By Dr. Kenneth L. Gentry Jr
Thus, instead of the kingdom being for Israel alone, it is for the “world” at large, just as Matthew’s Gospel anticipates throughout (Mt 2:3; 5:14; 24:14; 26:13; 28:18–20).1 He leaves absolutely no impression that God’s plan includes elevating the Jews above the Gentiles and to a special status in his kingdom (cp. Mt 8:10–12; 12:41–42; 21:45). He presents only good seed and bad seed, saved and lost — not Jewish dominance or leadership. As we learn later from his servant Paul (Ac 9:15–16; Ro 1:1; Tit 1:1), the Lord teaches that “there is neither Jew nor Greek . . . for you are all one in Christ Jesus” (Gal 3:28; cp. Ro 10:12; Col 3:11).
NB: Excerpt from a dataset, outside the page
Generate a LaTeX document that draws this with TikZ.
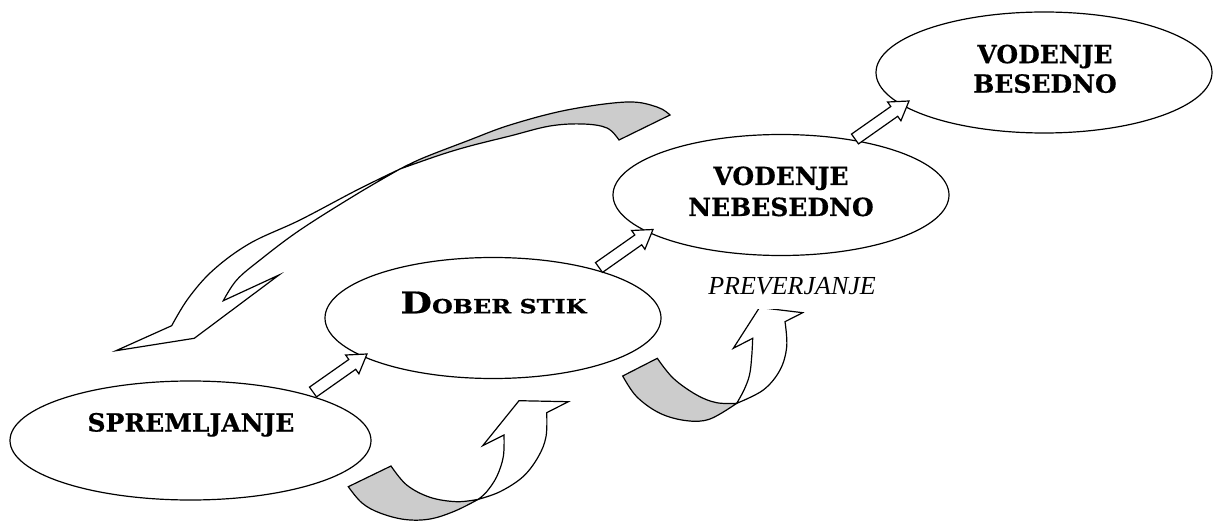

But Christ adds that though Satan cannot totally hinder the kingdom’s reception among men (see previous parable), he will infiltrate the kingdom by mixing the unrighteous within its borders. Christ’s kingdom will never be perfect and pure on the earth. Contrary to some, postmil-lennialism does not teach a perfected earthly kingdom (see below on pp. 262–64). Nevertheless, we should note that he presents the world as a wheat field through the sowing of the seed; it is not a tare field.
In both of these parables we learn that God will not sort out this intermixture of the legitimate kingdom members from the false ones until the end of history (Mt 13:40, 49). On Judgment Day God will remove the lost first (contrary to the dispensational scheme, 13:41–42, 49–50), then he will bring the saved into the eternal kingdom where they will shine forth in perfection (13:41–43). This occurs “at the end of the age” (13:40), not 1000 years prior to the end (contrary to all forms of premillennialism).
Notes1. The OT expects this, Ge 12:3; 22:18; 26:4; Ps 67:2; 72:11, 17; 86:9; Isa 2:2–4; 19:23–24.